3. The reference to an educational psychologist’s report was to a report by the local authority’s educational psychologist, who had seen Zoe on 6 March 2013. The report was dated 20 April 2013 and sent to the appellant by letter postmarked 2 May 2013. The tenor of the report was to make recommendations to support Zoe where she was: it did not support a move to a special school. The case the appellant wanted to put was in essence that the authority’s concerns that Zoe might be academically too strong for a special school placement were based on an over-optimistic view of her performance when her difficulties, as evidenced in documentation over the previous three years or so, were considered. So far as I can see, there was no contemporaneous professional recommendation which in terms supported a move to the special school.

4. The standard application form used in special educational needs cases does not have any field directed to whether time should be extended so as to admit a late application (whether dealing with the reasons for delay, or otherwise.)

5. The guidance provided by the First-tier Tribunal to prospective appellants is in the form of a publication entitled “How to appeal against a SEN decision – a guide for parents” (September 2010). Although on the relevant website at http://www.justice.gov.uk/forms/hmcts/send (accessed on 3 January 2014) reference is made to a publication described as having a date of January 2011, if one follows the link, one is taken back to the September 2010 version, which I therefore assume has been (and is) the relevant one. As regards time limits it provides:

“You must appeal within two months of the date on the letter from the local authority giving you their decision.

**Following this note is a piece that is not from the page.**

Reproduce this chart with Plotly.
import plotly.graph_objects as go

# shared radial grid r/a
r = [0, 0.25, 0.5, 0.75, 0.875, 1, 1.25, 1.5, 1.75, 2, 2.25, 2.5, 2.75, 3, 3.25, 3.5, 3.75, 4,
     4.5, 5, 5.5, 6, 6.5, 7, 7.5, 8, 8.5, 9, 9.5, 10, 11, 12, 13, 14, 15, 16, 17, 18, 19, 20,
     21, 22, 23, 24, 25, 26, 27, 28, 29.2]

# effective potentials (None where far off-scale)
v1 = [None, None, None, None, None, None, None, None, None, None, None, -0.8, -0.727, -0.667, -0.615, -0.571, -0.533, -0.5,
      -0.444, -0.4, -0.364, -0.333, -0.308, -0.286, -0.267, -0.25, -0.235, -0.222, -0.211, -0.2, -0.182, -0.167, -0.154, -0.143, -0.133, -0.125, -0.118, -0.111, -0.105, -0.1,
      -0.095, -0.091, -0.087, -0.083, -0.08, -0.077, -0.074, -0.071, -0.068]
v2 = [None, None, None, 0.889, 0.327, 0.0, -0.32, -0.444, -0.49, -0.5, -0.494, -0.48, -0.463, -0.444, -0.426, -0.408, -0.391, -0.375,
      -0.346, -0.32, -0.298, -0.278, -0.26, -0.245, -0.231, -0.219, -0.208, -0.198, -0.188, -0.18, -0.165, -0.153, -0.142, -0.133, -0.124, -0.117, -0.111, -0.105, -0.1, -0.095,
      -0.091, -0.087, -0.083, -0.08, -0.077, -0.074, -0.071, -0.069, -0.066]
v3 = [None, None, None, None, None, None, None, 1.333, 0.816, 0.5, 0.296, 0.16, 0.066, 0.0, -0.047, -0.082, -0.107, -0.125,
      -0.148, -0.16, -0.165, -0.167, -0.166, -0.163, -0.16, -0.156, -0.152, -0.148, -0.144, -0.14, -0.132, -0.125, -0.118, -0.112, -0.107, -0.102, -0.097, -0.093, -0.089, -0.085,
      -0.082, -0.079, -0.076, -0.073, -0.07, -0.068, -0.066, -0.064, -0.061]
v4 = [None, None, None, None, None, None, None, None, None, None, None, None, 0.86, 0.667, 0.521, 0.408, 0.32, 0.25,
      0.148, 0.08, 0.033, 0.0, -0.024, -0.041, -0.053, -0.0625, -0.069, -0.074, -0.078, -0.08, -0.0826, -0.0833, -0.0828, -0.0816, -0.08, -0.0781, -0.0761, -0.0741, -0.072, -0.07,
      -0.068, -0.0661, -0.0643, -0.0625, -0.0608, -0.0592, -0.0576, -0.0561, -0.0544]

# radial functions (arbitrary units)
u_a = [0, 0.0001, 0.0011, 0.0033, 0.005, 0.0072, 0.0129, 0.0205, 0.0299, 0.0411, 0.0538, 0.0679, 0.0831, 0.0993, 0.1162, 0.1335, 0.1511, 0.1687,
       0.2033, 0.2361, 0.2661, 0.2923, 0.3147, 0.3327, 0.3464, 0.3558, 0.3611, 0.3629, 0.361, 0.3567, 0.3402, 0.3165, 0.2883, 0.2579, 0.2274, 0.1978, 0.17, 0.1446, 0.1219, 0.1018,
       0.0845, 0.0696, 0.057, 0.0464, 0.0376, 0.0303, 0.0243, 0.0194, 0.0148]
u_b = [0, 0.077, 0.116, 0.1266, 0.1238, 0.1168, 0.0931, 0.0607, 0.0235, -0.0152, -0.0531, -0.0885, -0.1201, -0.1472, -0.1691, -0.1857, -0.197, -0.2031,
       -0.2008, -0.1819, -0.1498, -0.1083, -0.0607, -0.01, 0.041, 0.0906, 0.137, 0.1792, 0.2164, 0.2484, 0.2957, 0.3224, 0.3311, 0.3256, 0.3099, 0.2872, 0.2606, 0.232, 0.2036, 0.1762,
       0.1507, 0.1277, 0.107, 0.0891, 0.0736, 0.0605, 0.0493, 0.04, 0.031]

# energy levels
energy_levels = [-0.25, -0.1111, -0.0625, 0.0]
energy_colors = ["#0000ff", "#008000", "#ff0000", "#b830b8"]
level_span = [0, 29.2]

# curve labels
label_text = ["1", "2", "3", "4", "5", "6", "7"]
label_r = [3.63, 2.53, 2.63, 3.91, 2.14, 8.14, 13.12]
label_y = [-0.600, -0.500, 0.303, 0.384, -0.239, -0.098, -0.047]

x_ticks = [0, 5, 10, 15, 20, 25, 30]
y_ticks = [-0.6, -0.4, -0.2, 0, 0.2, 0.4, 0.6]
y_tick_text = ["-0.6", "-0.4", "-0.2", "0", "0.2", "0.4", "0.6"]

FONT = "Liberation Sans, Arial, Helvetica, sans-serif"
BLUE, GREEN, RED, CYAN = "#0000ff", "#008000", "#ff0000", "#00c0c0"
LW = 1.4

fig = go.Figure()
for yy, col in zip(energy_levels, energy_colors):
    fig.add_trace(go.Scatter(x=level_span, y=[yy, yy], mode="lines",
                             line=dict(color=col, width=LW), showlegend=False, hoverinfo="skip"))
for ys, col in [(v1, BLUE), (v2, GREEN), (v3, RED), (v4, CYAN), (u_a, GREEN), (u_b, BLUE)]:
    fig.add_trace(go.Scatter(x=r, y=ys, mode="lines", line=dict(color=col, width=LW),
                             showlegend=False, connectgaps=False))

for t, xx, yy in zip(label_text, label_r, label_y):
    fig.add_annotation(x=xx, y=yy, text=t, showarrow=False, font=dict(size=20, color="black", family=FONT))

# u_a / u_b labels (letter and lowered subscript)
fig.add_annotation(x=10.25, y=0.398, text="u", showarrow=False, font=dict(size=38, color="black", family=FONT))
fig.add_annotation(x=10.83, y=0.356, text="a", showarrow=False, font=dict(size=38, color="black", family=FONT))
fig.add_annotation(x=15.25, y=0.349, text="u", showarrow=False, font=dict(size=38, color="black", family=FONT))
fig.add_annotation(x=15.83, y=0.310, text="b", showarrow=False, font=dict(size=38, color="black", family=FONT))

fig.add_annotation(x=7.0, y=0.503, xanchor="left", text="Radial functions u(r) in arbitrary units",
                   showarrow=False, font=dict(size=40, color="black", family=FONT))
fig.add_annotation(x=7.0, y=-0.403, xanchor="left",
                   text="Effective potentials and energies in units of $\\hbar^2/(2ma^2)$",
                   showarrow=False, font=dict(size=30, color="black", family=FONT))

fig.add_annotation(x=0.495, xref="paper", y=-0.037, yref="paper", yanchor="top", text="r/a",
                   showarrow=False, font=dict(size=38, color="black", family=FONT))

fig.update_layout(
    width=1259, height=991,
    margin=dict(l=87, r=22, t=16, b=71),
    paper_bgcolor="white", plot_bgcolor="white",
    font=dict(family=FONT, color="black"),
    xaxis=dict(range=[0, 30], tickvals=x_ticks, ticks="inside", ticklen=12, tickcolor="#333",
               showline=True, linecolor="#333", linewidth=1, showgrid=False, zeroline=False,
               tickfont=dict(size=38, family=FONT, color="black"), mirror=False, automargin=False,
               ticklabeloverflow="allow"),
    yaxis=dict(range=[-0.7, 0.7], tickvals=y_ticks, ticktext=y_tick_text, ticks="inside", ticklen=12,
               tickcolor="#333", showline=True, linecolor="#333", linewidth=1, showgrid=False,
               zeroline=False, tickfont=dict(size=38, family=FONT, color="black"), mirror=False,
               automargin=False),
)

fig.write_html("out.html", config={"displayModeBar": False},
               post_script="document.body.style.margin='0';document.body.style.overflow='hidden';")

If you miss this deadline, you can ask for an extension. You do this by:

● sending off your appeal as soon as you can; and

● explaining in your appeal why it is late.

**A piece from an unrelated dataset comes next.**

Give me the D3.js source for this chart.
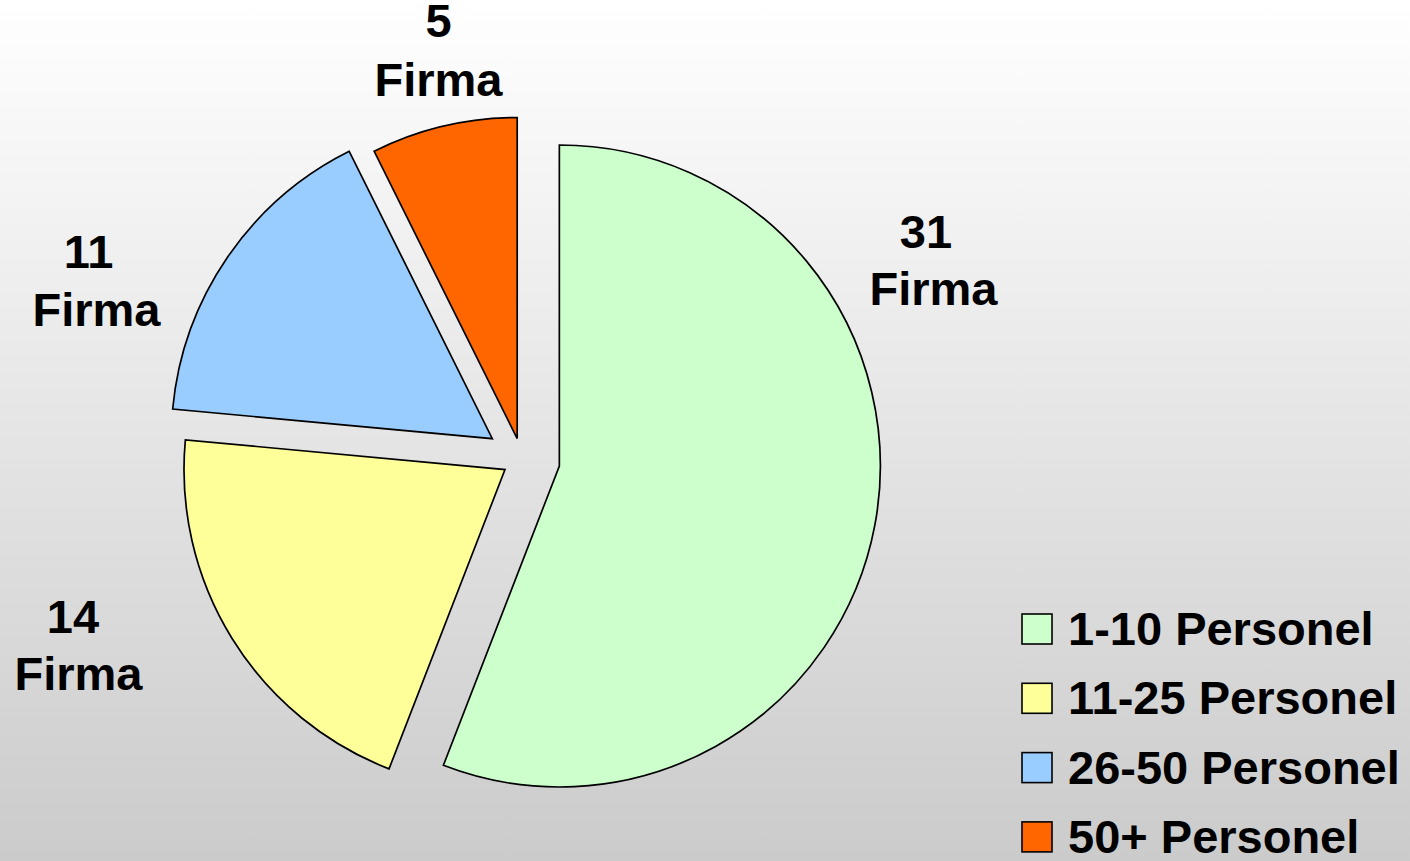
<!DOCTYPE html>
<html>
<head>
<meta charset="utf-8">
<script src="https://cdn.jsdelivr.net/npm/d3@7"></script>
<style>
  html, body { margin: 0; padding: 0; }
  svg { display: block; }
  text { font-family: "Liberation Sans", Arial, sans-serif; font-weight: bold; fill: #000; }
</style>
</head>
<body>
<svg id="chart" width="1410" height="861"></svg>
<script>
// ---- data ----
const categories = ["1-10 Personel", "11-25 Personel", "26-50 Personel", "50+ Personel"];
const sliceValues = [38, 14, 11, 5];      // slice sizes as drawn
const labelCounts = [31, 14, 11, 5];      // numbers printed on the labels
const labelUnit = "Firma";

// ---- style / layout ----
const colors = ["#ccffcc", "#ffff99", "#99ccff", "#ff6600"];
const W = 1410, H = 861;
const cx = 522, cy = 459, R = 321;
const explode = [38, 20, 36, 21];
const fontSize = 47;
const labelLayout = [
  { nx: 926, ny: 248, ux: 933.5, uy: 305 },
  { nx: 73, ny: 633, ux: 78.5, uy: 690 },
  { nx: 88.5, ny: 268, ux: 96.5, uy: 326 },
  { nx: 438.5, ny: 37, ux: 438.5, uy: 96 }
];

const svg = d3.select("#chart");
const defs = svg.append("defs");
const grad = defs.append("linearGradient").attr("id", "bg")
  .attr("x1", 0).attr("y1", 0).attr("x2", 0).attr("y2", 1);
grad.append("stop").attr("offset", "0%").attr("stop-color", "#ffffff");
grad.append("stop").attr("offset", "100%").attr("stop-color", "#cbcbcb");
svg.append("rect").attr("width", W).attr("height", H).attr("fill", "url(#bg)");

const data = categories.map((c, i) => ({ cat: c, value: sliceValues[i], count: labelCounts[i], i }));
const pie = d3.pie().sort(null).value(d => d.value);
const arcs = pie(data);
const arc = d3.arc().innerRadius(0).outerRadius(R);

const g = svg.append("g").attr("transform", `translate(${cx},${cy})`);
g.selectAll("path").data(arcs).join("path")
  .attr("d", arc)
  .attr("fill", d => colors[d.data.i])
  .attr("stroke", "#000")
  .attr("stroke-width", 1.7)
  .attr("stroke-linejoin", "miter")
  .attr("transform", d => {
    const a = (d.startAngle + d.endAngle) / 2;
    const e = explode[d.data.i];
    return `translate(${Math.sin(a) * e},${-Math.cos(a) * e})`;
  });

// labels
const lab = svg.append("g");
arcs.forEach(d => {
  const L = labelLayout[d.data.i];
  lab.append("text").attr("x", L.nx).attr("y", L.ny).attr("text-anchor", "middle")
    .attr("font-size", fontSize).text(d.data.count);
  lab.append("text").attr("x", L.ux).attr("y", L.uy).attr("text-anchor", "middle")
    .attr("font-size", fontSize).text(labelUnit);
});

// legend
const leg = svg.append("g");
const legX = 1022, legY0 = 645, legStep = 69.3, box = 30;
categories.forEach((c, i) => {
  const y = legY0 + i * legStep;
  leg.append("rect").attr("x", legX).attr("y", y - box - 1).attr("width", box).attr("height", box)
    .attr("fill", colors[i]).attr("stroke", "#000").attr("stroke-width", 1.6);
  leg.append("text").attr("x", 1068).attr("y", y).attr("font-size", fontSize).text(c);
});
</script>
</body>
</html>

We may allow an extension if there are special circumstances which meant that you were not able to send your appeal in time.”

6. The relevant law is contained in the First-tier Tribunal (Health, Education and Social Care Chamber) Rules 2008/2699 (as amended) (“the HESC Rules”). References to rules are unless otherwise indicated to the relevant rule in the HESC Rules.

7. Rule 20(1)(c) contains the requirement for an application notice in a special educational needs case to be received within 2 months after written notice of the decision being challenged was being sent to the applicant.

8. Rule 5 provides:

“(1) Subject to the provisions of the 2007 Act and any other enactment, the Tribunal may regulate its own procedure.

(3) In particular, and without restricting the general powers in paragraphs (1) and (2), the Tribunal may—

(a) extend or shorten the time for complying with any rule, practice direction or direction, unless such extension or shortening would conflict with a provision of another enactment containing a time limit

…”

9. Rule 20(4) provides

“(4) If the applicant provides the application notice to the Tribunal later than the time required by paragraph (1) or by any extension of time under rule 5(3)(a) (power to extend time)—

(a) the application notice must include a request for an extension of time and the reason why the application notice was not provided in time; and

(b) unless the Tribunal extends time for the application notice under rule 5(3)(a) (power to extend time) the Tribunal must not admit the application notice.”

10. The tribunal’s overriding objective is set out in rule 2 in the following terms:

“(1) The overriding objective of these Rules is to enable the Tribunal to deal with cases fairly and justly.

(2) Dealing with a case fairly and justly includes—

(a) dealing with the case in ways which are proportionate to the importance of the case, the complexity of the issues, the anticipated costs and the resources of the parties;

(b) avoiding unnecessary formality and seeking flexibility in the proceedings;

(c) ensuring, so far as practicable, that the parties are able to participate fully in the proceedings;

(d) using any special expertise of the Tribunal effectively; and

(e) avoiding delay, so far as compatible with proper consideration of the issues.